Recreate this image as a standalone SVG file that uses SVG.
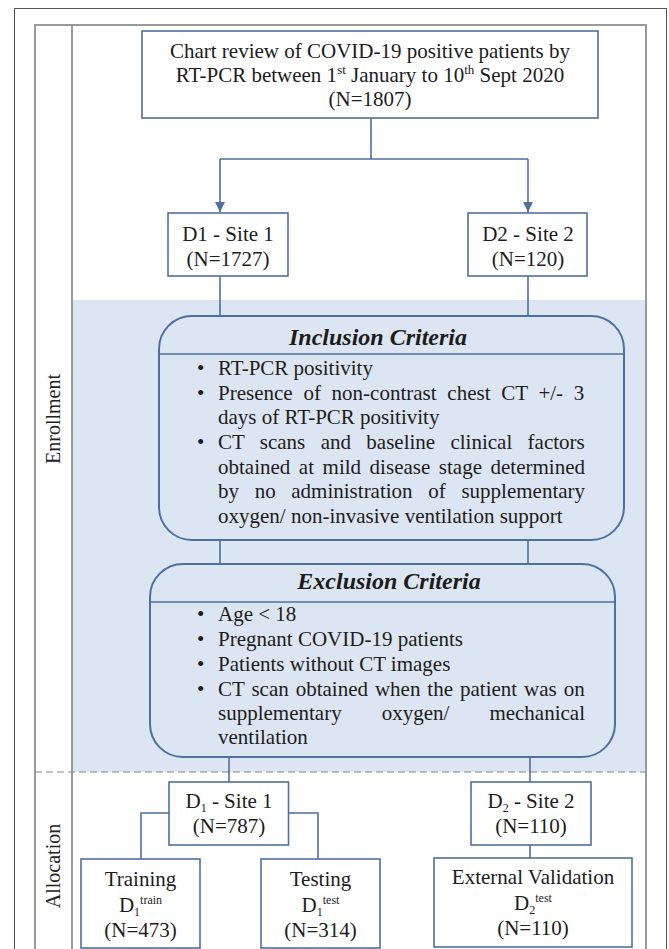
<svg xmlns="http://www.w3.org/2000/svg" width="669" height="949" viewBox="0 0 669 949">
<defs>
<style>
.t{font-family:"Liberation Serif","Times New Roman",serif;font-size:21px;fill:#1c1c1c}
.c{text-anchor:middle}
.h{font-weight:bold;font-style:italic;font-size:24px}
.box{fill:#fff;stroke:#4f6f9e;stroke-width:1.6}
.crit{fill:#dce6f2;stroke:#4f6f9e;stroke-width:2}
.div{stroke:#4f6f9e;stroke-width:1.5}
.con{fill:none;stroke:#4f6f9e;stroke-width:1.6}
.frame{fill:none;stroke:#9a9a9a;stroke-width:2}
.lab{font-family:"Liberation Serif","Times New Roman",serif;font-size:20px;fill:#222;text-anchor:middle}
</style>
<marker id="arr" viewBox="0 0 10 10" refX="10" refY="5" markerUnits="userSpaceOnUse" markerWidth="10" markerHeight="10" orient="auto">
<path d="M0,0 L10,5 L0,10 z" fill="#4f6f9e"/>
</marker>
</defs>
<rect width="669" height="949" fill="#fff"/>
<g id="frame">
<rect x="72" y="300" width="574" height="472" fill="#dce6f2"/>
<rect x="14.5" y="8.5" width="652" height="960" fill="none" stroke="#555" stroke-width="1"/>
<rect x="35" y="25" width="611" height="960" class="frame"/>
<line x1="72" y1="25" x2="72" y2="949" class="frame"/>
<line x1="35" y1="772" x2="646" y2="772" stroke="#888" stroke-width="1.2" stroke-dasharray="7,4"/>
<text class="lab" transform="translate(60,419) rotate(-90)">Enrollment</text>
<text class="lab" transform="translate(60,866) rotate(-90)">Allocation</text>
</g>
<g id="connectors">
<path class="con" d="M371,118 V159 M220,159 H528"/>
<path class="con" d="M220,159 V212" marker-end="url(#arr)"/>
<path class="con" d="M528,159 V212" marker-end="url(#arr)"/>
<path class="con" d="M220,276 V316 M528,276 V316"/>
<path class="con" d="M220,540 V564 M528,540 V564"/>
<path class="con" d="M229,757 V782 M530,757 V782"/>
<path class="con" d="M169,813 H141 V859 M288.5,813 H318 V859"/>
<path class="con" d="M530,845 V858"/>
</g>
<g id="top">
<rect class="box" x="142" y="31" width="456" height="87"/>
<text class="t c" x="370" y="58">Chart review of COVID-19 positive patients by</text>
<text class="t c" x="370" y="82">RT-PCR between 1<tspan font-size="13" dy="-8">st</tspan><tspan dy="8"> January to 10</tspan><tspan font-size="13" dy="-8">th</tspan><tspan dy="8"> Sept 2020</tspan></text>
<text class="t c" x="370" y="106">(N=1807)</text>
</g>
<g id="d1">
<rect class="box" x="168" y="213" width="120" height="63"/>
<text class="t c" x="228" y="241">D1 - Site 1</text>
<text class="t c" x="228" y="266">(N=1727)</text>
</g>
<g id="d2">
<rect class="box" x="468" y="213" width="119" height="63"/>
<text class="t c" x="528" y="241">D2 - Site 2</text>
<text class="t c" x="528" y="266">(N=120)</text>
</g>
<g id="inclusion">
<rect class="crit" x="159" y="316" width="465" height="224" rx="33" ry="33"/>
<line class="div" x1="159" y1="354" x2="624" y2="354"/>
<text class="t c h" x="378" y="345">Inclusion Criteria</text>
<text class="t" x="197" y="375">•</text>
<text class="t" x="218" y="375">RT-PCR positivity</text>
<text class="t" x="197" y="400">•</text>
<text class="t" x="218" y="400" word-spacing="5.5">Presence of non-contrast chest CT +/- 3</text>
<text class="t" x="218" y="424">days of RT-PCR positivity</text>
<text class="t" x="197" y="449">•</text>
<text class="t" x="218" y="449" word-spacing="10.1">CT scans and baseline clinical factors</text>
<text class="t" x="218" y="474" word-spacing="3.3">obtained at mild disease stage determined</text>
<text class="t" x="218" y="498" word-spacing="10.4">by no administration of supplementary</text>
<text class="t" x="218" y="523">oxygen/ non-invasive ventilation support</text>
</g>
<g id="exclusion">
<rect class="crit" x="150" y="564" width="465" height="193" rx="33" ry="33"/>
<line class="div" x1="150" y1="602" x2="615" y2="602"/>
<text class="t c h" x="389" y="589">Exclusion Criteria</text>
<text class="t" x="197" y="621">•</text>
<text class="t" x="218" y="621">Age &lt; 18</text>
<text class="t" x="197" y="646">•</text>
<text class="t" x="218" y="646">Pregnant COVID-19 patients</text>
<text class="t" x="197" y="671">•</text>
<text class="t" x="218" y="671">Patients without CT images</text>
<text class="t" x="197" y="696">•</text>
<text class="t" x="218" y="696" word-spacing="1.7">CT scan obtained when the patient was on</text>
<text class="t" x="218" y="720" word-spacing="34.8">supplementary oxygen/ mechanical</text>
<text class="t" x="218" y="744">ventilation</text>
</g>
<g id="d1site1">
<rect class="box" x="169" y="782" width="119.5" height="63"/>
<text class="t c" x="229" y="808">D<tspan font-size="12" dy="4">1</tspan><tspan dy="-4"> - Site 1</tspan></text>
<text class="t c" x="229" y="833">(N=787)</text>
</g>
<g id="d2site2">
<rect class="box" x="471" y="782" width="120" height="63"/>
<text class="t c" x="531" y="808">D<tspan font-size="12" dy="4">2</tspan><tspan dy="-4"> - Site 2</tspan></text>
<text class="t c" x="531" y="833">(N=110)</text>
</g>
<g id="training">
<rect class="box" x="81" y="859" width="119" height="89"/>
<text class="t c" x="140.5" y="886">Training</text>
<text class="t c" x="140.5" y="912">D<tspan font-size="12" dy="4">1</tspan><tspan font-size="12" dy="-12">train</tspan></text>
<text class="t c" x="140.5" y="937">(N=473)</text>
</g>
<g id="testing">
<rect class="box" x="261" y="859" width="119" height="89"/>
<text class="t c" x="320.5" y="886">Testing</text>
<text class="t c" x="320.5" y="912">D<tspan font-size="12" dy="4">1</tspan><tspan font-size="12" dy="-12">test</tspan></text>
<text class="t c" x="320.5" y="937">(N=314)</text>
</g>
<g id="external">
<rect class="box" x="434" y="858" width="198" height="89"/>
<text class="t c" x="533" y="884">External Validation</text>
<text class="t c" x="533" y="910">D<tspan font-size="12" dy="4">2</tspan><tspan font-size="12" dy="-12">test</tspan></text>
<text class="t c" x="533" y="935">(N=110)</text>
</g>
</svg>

--

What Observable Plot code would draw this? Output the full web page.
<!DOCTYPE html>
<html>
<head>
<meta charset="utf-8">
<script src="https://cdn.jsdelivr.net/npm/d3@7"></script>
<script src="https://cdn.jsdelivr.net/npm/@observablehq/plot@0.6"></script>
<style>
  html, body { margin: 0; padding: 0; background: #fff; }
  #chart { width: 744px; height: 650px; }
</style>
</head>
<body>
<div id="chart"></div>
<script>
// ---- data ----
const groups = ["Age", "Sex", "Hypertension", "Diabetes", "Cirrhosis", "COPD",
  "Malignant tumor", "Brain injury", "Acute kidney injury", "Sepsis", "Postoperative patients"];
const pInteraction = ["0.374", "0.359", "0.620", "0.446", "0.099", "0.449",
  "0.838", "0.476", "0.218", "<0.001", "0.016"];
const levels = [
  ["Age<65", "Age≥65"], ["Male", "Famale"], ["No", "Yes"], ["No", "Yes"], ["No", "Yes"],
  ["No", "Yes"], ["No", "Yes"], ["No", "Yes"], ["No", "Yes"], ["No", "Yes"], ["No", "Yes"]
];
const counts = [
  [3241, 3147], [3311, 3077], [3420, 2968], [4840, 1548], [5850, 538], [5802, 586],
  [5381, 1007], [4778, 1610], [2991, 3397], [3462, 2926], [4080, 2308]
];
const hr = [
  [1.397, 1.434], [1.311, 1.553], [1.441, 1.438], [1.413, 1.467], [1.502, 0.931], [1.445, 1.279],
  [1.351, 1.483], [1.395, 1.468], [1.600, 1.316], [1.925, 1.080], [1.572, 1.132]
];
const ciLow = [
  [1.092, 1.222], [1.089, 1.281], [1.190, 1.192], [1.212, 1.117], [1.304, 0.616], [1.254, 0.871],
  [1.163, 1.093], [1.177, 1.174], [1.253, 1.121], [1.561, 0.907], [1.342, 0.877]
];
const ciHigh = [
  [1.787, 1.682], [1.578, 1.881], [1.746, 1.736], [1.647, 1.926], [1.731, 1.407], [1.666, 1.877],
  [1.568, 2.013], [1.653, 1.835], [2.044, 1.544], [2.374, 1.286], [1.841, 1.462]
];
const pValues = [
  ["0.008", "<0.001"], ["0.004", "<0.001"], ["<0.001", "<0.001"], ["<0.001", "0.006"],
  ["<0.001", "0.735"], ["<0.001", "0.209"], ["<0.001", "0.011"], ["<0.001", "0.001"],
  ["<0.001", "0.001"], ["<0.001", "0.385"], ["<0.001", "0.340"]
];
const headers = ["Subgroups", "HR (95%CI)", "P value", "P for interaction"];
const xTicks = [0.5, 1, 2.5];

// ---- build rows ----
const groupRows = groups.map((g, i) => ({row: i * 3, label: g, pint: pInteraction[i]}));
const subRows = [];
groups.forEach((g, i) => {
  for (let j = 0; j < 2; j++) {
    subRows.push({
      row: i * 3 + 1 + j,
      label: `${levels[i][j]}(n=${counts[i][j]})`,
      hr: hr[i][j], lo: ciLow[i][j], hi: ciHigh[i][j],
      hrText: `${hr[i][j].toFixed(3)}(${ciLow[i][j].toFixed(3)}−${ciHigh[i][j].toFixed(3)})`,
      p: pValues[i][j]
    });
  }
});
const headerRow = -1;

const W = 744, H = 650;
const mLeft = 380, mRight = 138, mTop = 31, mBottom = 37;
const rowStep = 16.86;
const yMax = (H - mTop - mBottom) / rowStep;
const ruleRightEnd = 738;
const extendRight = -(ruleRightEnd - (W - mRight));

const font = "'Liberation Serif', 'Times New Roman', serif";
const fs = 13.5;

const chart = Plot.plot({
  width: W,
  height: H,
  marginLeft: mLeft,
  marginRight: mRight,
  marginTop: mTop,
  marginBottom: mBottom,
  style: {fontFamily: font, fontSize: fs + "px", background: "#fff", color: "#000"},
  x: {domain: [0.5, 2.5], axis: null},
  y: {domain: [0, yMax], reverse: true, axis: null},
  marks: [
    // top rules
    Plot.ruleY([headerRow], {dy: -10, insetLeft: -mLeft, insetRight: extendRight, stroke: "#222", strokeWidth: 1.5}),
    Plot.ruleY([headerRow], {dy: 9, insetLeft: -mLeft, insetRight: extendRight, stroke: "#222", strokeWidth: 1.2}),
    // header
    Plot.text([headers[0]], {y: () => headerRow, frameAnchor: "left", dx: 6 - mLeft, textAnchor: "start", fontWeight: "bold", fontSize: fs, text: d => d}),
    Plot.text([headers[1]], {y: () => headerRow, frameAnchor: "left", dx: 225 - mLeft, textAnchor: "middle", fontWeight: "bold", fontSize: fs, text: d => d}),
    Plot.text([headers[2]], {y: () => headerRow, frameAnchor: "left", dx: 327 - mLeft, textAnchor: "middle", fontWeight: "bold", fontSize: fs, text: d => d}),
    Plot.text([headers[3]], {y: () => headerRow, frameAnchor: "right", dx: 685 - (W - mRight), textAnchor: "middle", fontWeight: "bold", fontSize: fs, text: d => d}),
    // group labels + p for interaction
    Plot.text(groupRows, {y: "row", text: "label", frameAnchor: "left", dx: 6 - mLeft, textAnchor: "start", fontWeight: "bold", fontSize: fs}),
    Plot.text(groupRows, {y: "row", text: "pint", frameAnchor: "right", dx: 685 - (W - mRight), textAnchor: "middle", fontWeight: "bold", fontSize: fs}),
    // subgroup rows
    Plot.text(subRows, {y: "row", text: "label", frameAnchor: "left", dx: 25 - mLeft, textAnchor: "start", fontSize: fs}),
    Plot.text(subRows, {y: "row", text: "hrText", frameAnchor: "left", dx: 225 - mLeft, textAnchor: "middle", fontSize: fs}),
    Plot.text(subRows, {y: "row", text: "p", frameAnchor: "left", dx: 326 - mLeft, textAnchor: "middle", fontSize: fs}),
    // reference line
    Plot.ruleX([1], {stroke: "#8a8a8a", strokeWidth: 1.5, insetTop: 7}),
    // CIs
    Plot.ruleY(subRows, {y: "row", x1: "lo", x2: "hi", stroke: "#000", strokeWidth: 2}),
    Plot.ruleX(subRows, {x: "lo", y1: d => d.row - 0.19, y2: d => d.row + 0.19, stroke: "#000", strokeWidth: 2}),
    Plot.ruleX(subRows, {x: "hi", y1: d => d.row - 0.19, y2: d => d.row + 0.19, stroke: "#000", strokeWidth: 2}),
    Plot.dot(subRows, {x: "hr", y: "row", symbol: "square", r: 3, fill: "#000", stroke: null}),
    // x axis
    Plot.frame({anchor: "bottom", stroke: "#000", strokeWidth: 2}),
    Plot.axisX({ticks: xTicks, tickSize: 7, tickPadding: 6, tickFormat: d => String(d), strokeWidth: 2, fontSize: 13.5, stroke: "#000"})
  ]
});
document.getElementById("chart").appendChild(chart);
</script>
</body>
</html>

...

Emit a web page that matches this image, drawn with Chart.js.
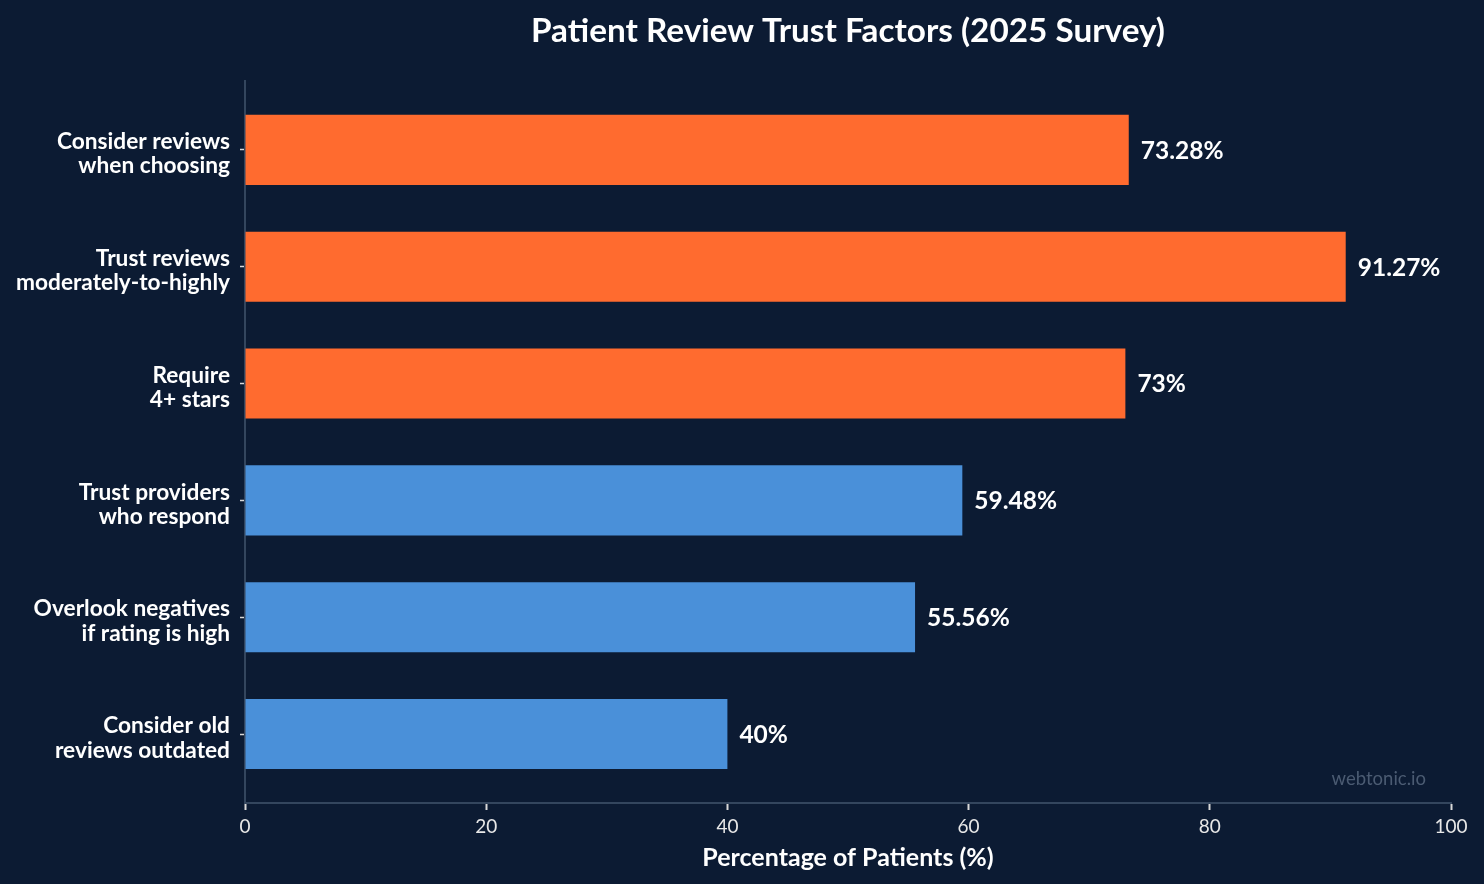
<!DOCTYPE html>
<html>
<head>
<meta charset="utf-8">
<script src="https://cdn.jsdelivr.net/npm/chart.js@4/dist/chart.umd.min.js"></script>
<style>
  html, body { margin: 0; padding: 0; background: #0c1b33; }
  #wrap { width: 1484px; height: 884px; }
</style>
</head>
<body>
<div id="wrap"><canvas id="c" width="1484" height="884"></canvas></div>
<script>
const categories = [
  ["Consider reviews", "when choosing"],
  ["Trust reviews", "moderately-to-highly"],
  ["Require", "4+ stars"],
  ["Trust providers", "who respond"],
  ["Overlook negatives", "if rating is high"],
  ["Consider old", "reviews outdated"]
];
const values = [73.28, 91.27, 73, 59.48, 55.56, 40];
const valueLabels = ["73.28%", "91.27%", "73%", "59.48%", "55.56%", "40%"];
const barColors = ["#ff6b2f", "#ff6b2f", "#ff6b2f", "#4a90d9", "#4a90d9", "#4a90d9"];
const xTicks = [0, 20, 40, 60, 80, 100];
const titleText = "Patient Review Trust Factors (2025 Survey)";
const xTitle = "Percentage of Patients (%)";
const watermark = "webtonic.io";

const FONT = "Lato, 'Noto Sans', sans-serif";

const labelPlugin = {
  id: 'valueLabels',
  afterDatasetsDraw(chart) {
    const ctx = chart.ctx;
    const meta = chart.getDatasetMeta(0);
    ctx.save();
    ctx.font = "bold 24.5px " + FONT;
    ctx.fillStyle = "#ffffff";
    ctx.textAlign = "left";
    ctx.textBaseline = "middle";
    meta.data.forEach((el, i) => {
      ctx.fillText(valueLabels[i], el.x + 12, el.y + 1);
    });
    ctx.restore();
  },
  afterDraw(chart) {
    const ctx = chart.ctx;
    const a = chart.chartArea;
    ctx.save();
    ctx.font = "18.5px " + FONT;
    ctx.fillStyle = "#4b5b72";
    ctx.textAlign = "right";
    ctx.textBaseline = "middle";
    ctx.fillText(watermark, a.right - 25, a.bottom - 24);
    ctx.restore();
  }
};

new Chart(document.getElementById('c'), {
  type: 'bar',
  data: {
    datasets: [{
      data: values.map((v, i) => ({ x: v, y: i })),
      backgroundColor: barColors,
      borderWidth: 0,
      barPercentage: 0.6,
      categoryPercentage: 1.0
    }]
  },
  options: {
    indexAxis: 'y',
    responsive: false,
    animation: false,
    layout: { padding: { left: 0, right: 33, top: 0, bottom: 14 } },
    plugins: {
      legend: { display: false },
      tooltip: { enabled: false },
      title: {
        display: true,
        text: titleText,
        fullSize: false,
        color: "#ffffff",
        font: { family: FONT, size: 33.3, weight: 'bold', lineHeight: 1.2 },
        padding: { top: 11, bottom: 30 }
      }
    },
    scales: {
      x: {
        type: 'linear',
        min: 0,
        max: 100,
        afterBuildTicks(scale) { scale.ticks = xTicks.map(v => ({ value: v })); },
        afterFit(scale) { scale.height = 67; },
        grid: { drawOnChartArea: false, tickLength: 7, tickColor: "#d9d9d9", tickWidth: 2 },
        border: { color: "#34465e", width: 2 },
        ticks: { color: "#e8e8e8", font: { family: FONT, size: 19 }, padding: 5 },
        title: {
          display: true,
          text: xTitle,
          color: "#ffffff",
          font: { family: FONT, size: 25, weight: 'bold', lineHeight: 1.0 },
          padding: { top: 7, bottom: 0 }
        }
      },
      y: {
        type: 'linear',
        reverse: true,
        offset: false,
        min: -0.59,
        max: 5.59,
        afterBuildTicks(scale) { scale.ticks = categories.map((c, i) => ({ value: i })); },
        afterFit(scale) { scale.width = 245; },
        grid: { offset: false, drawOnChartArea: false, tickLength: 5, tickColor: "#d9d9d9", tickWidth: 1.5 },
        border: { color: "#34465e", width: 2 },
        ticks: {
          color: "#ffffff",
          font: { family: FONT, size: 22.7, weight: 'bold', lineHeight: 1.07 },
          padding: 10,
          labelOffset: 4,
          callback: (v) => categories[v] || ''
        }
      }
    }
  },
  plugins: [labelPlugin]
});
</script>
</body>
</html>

--- WRITTEN REQUEST ---
State how many lines of the material contain the string "that", with no other words.

--- THE RESULT ---
2